こうした場合、有権者の支持は、第1には、経済政策になります。有効な経済政策が期待できなくなれば、得票率は落ちます。

 

もうひとつの要素は、立候補者が、政党の支持を受けて立候補することが、有利に働かないと判断した場合です。この場合には、立候補者の数を揃えることが困難になります。

 

ターチン氏と同様の研究は、日本の政治についても可能ですが、歴史動力学を駆使できる歴史学者は、日本にほとんどいません。

 

文系の学者は、スノーの「2つの文化と科学革命」を人文的文化と科学的文化の調和の必要性を論じた著書であると、都合のよい解釈をしています。スノーは、エンジニア教育のカリキュラムの拡充をしていますので、スノーの主張は、エンジニア教育なしでは、国の経済成長はないというもので、調和の必要性を論じてはいません。

 

リベラルアーツには、数学も、統計学も、論理学も含まれます。リベラルアーツは、人文科学ではありません。リベラルアーツのアーツは、芸術ではなく、テクニックを意味しています。

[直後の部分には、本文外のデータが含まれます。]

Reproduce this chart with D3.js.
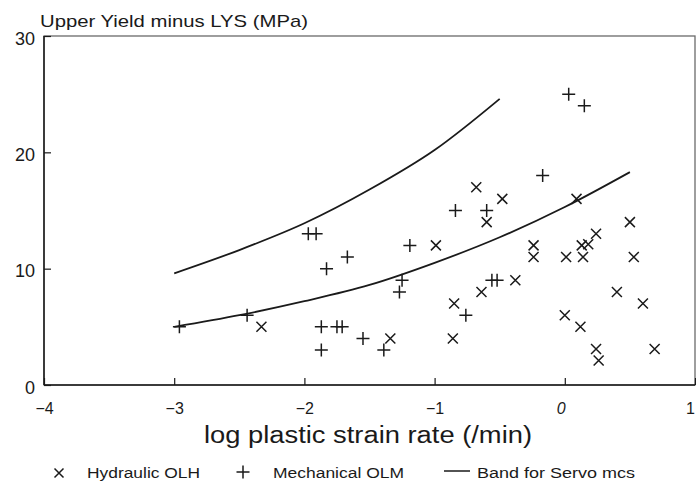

つまり、数学や統計学を軽視した文系のカリキュラムは、リベラルアーツではありません。

 

文系の学者は、リベラルアーツを数学軽視の日本型リベラルアーツに読み替えています。

 

その結果、歴史動力学を駆使できる歴史学者は、日本にほとんどいなくなっています。

 

これは、文系と理系を分離した教育制度の結果であり、自然科学を無視した日本型のリベラルアーツが役に立つという主張が招いた結果です。

 

ここでは、歴史動学を例にとりましたが、欧米では、数学とコンピュータモデルが使えれば、AIをつかった歴史学の研究も行なわれているはずです。

 

つまり、文系の教育カリキュラムの結果、日本の人文科学と社会科学には、世界水準に比べて、大きな欠落が生じています。

 

日本の文系の学問は、ガラパゴス化して、国際競争力を失っているように見えます。

 

日本の文系の学問は、歴史動力学のような数学とコンピュータモデルを駆使する分野が欠如して、国際競争力からみれば、終っているように見えます。